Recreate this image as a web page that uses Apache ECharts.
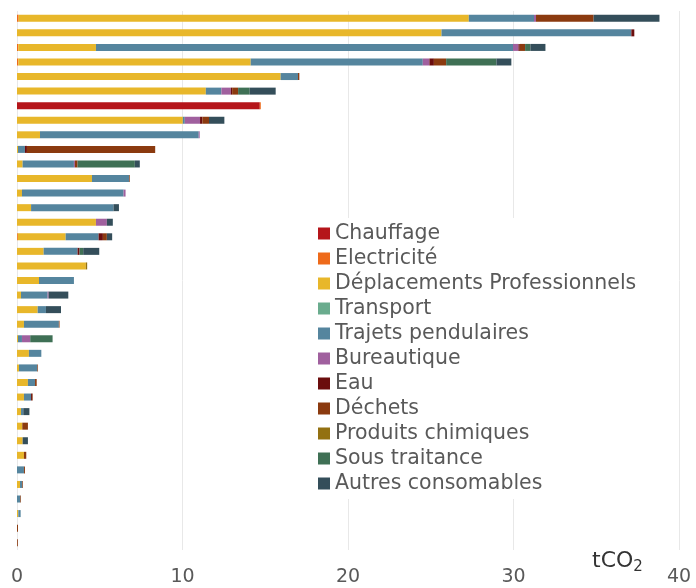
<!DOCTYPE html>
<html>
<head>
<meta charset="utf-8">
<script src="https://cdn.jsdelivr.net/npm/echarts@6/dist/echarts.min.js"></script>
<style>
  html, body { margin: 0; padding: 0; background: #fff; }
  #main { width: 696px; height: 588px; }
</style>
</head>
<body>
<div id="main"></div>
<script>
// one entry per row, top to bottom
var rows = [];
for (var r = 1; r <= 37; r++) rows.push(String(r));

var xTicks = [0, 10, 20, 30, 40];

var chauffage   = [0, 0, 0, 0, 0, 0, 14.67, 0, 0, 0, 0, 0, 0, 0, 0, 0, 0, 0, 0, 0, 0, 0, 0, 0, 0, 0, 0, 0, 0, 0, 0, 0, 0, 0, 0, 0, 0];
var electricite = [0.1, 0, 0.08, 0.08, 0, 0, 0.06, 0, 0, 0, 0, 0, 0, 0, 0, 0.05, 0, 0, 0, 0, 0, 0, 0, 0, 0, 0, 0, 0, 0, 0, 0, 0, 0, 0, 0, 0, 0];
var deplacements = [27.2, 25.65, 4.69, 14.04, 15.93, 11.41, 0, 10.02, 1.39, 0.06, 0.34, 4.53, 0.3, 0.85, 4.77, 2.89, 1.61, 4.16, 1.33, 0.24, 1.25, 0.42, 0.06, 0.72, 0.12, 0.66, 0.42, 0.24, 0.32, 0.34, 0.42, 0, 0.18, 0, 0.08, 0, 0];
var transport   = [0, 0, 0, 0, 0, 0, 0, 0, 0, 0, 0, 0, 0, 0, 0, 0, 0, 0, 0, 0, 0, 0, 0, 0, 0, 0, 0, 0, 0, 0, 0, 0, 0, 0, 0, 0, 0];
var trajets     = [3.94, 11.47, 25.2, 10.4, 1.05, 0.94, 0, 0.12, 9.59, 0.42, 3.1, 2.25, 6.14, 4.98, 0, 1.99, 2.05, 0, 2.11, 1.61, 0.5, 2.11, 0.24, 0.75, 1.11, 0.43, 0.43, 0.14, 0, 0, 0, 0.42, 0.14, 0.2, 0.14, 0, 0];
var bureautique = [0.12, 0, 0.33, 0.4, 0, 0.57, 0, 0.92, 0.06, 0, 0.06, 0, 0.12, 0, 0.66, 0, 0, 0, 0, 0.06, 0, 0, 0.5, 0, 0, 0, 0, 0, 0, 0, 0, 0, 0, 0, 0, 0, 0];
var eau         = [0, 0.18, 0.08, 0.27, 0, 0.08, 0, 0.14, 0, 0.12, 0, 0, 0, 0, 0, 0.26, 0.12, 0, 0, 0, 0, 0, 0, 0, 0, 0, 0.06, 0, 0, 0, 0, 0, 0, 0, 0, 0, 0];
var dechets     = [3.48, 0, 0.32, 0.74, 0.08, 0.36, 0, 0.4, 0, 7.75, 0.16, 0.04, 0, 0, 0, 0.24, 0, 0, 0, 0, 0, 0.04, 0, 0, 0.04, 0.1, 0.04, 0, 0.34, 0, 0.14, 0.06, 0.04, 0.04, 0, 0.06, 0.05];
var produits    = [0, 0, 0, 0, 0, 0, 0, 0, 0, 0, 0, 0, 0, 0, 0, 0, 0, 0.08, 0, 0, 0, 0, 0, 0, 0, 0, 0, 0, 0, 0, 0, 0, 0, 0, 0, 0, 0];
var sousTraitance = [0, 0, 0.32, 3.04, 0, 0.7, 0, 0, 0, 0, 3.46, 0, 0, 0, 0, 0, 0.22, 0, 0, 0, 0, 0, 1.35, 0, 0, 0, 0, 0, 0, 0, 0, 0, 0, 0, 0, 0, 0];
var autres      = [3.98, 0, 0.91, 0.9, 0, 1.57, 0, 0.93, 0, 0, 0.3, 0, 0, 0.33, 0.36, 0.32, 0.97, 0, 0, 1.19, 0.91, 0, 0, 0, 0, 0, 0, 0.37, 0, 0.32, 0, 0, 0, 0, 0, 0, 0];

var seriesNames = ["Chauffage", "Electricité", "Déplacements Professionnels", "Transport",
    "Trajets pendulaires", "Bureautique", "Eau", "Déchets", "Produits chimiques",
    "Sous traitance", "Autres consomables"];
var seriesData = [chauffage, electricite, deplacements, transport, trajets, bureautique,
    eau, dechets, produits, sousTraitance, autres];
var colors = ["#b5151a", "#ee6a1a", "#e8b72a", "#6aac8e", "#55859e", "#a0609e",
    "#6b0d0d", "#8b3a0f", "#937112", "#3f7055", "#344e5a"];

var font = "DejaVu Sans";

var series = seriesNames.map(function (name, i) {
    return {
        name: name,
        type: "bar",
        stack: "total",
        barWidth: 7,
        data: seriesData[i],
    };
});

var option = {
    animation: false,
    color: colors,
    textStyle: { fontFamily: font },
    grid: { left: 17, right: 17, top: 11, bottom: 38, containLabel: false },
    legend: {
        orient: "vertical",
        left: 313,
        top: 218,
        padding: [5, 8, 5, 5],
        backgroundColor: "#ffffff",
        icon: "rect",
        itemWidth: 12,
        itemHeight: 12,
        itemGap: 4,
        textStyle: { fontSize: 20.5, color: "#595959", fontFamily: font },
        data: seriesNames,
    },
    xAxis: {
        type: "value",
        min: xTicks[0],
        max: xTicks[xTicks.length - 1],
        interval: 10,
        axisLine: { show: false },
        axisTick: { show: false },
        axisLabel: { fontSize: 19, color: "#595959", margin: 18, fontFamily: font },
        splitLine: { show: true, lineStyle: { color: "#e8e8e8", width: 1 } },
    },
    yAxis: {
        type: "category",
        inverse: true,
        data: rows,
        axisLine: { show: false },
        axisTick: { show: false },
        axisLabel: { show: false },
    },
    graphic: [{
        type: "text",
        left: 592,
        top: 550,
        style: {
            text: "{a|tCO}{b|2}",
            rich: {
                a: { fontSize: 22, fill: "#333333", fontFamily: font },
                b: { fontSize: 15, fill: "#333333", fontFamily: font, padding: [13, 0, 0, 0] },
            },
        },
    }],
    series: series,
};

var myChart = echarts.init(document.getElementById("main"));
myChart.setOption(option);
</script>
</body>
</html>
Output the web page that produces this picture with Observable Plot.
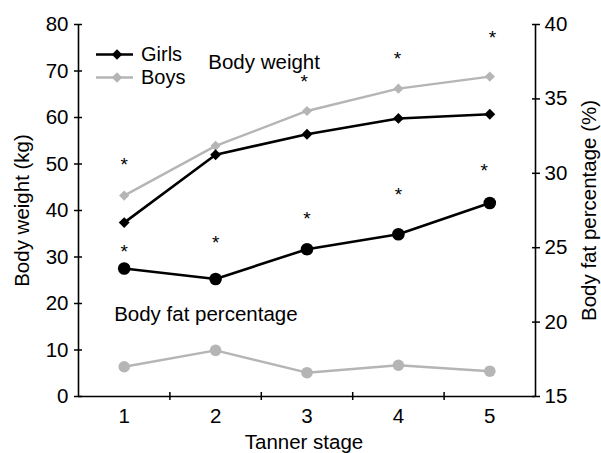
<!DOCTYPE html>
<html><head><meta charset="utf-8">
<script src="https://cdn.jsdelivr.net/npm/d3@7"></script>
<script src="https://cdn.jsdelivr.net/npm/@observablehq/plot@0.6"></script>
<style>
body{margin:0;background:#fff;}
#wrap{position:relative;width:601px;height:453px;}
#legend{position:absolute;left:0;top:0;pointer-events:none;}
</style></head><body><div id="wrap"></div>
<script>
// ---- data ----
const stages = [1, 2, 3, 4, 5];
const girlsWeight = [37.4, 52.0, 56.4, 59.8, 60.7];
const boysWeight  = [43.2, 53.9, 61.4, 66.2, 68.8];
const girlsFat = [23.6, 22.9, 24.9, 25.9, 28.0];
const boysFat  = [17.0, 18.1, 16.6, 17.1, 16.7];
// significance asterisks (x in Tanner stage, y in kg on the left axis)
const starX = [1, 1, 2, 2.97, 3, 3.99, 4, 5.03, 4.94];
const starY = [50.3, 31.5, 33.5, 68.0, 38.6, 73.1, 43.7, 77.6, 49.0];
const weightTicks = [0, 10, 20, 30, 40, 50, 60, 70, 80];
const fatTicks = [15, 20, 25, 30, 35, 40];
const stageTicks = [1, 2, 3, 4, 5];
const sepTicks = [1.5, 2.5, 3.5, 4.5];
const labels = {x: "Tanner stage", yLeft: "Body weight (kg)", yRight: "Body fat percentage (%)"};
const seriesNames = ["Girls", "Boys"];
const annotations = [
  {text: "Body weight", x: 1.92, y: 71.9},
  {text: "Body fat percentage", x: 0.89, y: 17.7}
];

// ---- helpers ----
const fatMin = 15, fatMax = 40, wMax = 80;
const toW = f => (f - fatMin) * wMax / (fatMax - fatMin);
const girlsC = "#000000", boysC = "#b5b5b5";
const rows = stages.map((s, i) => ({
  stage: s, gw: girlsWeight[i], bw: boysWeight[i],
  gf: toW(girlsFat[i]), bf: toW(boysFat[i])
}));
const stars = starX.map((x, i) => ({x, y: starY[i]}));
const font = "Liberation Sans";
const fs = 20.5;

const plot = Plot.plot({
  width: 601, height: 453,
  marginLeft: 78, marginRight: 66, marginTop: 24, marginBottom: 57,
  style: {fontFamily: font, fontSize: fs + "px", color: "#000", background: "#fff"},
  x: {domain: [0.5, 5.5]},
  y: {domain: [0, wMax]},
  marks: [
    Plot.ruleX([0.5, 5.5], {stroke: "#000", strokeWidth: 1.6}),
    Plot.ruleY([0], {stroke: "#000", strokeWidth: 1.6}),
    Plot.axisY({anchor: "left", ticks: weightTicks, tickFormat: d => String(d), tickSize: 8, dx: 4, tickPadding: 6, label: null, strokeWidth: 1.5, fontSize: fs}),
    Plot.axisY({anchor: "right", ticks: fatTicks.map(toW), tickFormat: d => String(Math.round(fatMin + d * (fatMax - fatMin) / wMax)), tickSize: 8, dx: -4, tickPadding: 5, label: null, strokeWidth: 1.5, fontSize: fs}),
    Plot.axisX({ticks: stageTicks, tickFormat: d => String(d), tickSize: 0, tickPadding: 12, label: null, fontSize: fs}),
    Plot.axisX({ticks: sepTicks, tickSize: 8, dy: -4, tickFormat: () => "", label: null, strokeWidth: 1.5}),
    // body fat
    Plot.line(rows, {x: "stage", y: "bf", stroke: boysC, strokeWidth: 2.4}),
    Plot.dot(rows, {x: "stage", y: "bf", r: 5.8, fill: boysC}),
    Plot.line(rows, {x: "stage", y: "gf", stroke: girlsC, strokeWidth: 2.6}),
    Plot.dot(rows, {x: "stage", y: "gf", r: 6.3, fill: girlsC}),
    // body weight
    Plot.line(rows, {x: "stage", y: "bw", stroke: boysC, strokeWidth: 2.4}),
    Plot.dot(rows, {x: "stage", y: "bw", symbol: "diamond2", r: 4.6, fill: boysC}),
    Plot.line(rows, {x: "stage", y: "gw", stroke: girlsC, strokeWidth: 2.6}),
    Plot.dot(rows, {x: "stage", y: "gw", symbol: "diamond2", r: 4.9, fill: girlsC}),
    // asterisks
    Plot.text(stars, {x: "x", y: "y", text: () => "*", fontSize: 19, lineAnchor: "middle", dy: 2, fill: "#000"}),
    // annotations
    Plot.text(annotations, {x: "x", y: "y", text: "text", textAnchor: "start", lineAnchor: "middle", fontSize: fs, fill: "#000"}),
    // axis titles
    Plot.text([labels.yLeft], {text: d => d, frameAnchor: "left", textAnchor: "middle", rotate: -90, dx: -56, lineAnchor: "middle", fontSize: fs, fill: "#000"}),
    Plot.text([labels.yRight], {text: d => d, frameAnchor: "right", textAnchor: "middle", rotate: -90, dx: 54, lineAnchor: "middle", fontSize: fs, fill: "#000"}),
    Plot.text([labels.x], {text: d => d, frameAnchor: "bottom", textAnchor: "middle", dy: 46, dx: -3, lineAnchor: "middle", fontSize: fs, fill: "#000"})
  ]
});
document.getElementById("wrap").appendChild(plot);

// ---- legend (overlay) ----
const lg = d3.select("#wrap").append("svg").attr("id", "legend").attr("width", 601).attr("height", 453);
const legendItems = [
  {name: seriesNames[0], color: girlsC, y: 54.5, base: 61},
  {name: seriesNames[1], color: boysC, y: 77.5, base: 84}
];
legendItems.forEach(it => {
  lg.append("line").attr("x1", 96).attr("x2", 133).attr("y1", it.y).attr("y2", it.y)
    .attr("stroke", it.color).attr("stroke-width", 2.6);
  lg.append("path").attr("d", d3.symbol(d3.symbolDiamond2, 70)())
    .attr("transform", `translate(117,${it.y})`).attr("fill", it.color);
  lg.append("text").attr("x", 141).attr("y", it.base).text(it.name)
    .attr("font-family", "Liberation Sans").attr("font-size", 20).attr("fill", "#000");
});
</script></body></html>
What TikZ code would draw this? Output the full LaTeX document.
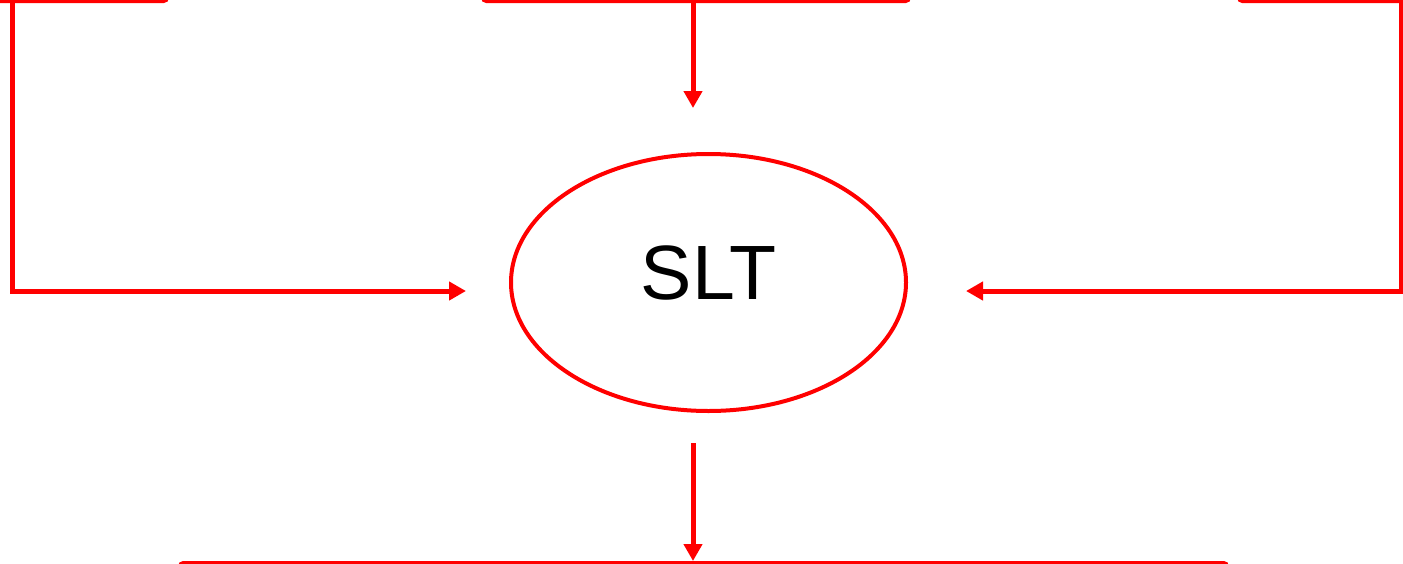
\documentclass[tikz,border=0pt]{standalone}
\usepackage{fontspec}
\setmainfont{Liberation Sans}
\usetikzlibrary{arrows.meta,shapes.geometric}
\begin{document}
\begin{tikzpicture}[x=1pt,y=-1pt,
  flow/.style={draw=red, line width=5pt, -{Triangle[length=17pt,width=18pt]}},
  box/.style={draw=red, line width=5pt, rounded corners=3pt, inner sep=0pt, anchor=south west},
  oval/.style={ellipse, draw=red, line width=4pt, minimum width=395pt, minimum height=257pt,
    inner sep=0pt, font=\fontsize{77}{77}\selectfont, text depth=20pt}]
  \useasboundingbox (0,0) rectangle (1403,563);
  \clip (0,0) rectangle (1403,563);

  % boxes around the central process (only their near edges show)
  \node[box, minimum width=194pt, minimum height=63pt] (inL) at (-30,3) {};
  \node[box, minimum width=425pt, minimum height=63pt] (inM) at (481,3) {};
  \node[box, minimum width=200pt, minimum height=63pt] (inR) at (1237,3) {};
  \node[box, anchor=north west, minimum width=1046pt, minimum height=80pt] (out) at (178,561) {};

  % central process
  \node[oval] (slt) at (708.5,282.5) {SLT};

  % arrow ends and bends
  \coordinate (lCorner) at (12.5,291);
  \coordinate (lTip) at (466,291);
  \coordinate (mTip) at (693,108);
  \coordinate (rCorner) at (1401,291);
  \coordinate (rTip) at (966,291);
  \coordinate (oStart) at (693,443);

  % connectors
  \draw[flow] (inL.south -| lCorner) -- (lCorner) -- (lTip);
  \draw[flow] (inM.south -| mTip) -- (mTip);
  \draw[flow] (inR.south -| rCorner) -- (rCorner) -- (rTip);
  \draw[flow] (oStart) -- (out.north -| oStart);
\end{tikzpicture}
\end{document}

——

What to work on: In the listing above, find the line containing "What TikZ code" and the line containing "(oStart) at (693,443);", then return both of them and every line between, exactly, without pictures.

Complete output:
What TikZ code would draw this? Output the full LaTeX document.
\documentclass[tikz,border=0pt]{standalone}
\usepackage{fontspec}
\setmainfont{Liberation Sans}
\usetikzlibrary{arrows.meta,shapes.geometric}
\begin{document}
\begin{tikzpicture}[x=1pt,y=-1pt,
  flow/.style={draw=red, line width=5pt, -{Triangle[length=17pt,width=18pt]}},
  box/.style={draw=red, line width=5pt, rounded corners=3pt, inner sep=0pt, anchor=south west},
  oval/.style={ellipse, draw=red, line width=4pt, minimum width=395pt, minimum height=257pt,
    inner sep=0pt, font=\fontsize{77}{77}\selectfont, text depth=20pt}]
  \useasboundingbox (0,0) rectangle (1403,563);
  \clip (0,0) rectangle (1403,563);

  % boxes around the central process (only their near edges show)
  \node[box, minimum width=194pt, minimum height=63pt] (inL) at (-30,3) {};
  \node[box, minimum width=425pt, minimum height=63pt] (inM) at (481,3) {};
  \node[box, minimum width=200pt, minimum height=63pt] (inR) at (1237,3) {};
  \node[box, anchor=north west, minimum width=1046pt, minimum height=80pt] (out) at (178,561) {};

  % central process
  \node[oval] (slt) at (708.5,282.5) {SLT};

  % arrow ends and bends
  \coordinate (lCorner) at (12.5,291);
  \coordinate (lTip) at (466,291);
  \coordinate (mTip) at (693,108);
  \coordinate (rCorner) at (1401,291);
  \coordinate (rTip) at (966,291);
  \coordinate (oStart) at (693,443);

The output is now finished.